Raw data:

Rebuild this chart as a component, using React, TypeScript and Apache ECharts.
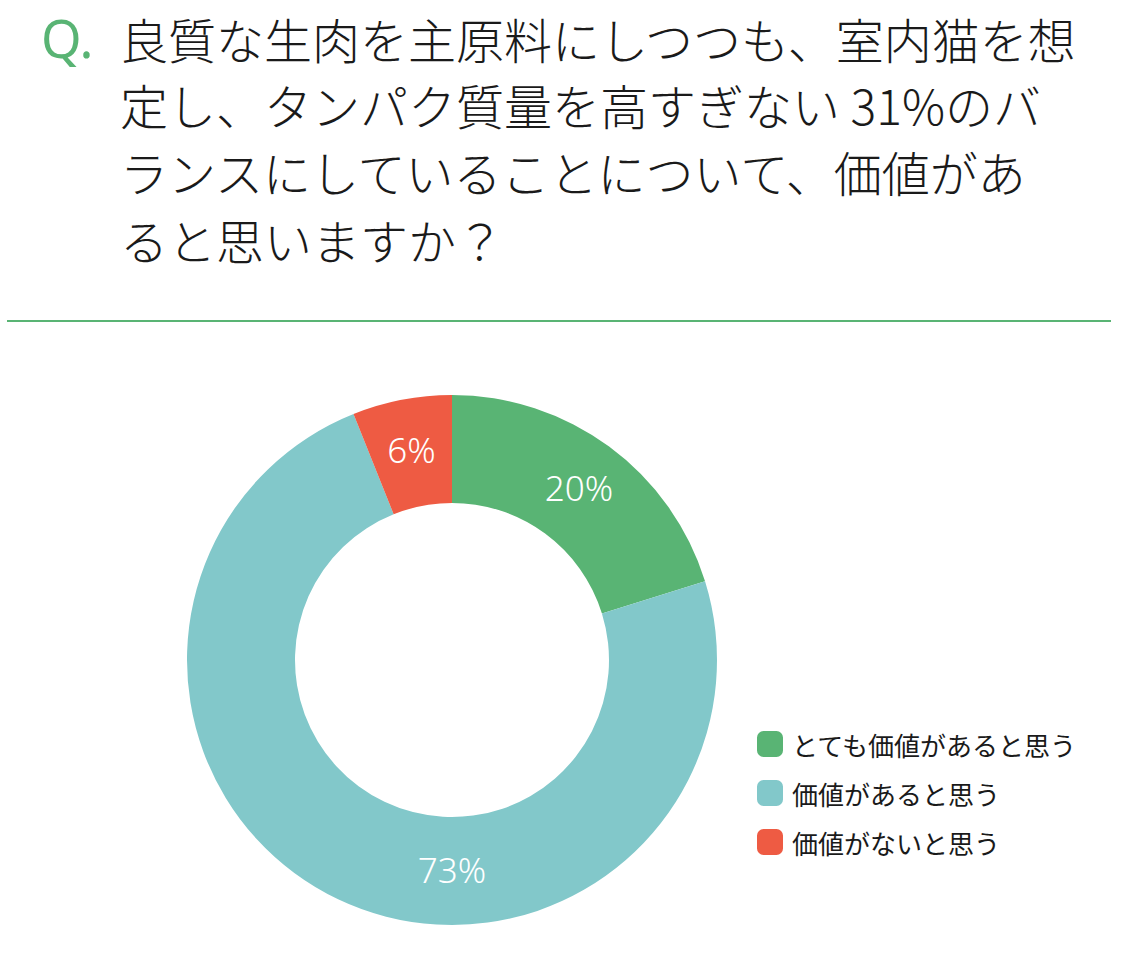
import React, { useEffect, useRef } from "react";
import * as echarts from "echarts";

const categories = ["とても価値があると思う", "価値があると思う", "価値がないと思う"];
const values = [20, 73, 6];
const labels = ["20%", "73%", "6%"];
const colors = ["#59B474", "#82C8CA", "#EE5B43"];
const titleLines = [
  "良質な生肉を主原料にしつつも、室内猫を想",
  "定し、タンパク質量を高すぎない 31%のバ",
  "ランスにしていることについて、価値があ",
  "ると思いますか？",
];

const CX = 452;
const CY = 660;
const R0 = 157;
const R1 = 265;

export default function App() {
  const ref = useRef<HTMLDivElement>(null);
  useEffect(() => {
    if (!ref.current) return;
    const chart = echarts.init(ref.current, undefined, { renderer: "svg" });
    const lineY = [38, 104, 171, 239];
    chart.setOption({
      animation: false,
      backgroundColor: "#ffffff",
      graphic: [
        {
          type: "text",
          left: 41,
          top: 11,
          style: {
            text: "Q.",
            fill: "#59B474",
            font: '400 52px "Noto Sans", "Noto Sans CJK JP", sans-serif',
          },
        },
        ...titleLines.map((t, i) => ({
          type: "text",
          x: 120,
          y: lineY[i],
          style: {
            text: t,
            fill: "#1a1a1a",
            font: '300 48px "Noto Sans CJK JP", sans-serif',
            verticalAlign: "middle",
            align: "left",
          },
        })),
        {
          type: "line",
          shape: { x1: 7, y1: 321, x2: 1111, y2: 321 },
          style: { stroke: "#59B474", lineWidth: 2 },
        },
      ],
      legend: {
        orient: "vertical",
        left: 752,
        top: 726,
        itemWidth: 26,
        itemHeight: 26,
        itemGap: 23,
        icon: "roundRect",
        data: categories,
        textStyle: {
          fontSize: 26,
          color: "#1a1a1a",
          fontFamily: '"Noto Sans CJK JP", sans-serif',
          padding: [0, 0, 0, 4],
        },
      },
      series: [
        {
          type: "pie",
          center: [CX, CY],
          radius: [R0, R1],
          startAngle: 90,
          clockwise: true,
          avoidLabelOverlap: false,
          silent: true,
          itemStyle: { borderWidth: 0 },
          label: {
            show: true,
            position: "inside",
            color: "#ffffff",
            fontSize: 35,
            fontWeight: 300,
            fontFamily: '"Noto Sans", "Open Sans", sans-serif',
            formatter: (p: any) => labels[p.dataIndex],
          },
          labelLine: { show: false },
          labelLayout: (p: any) => {
            if (p.dataIndex === 1) {
              return { x: CX, y: CY + (R0 + R1) / 2 - 2, align: "center", verticalAlign: "middle" };
            }
            return {};
          },
          data: categories.map((name, i) => ({
            name,
            value: values[i],
            itemStyle: { color: colors[i] },
          })),
        },
      ],
    });
    return () => chart.dispose();
  }, []);
  return (
    <div
      ref={ref}
      style={{ position: "absolute", left: 0, top: 0, width: 1126, height: 956 }}
    />
  );
}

Stated problem: Lines of the listing that contain the word "React" are to be counted; report only their number.

Output below: 2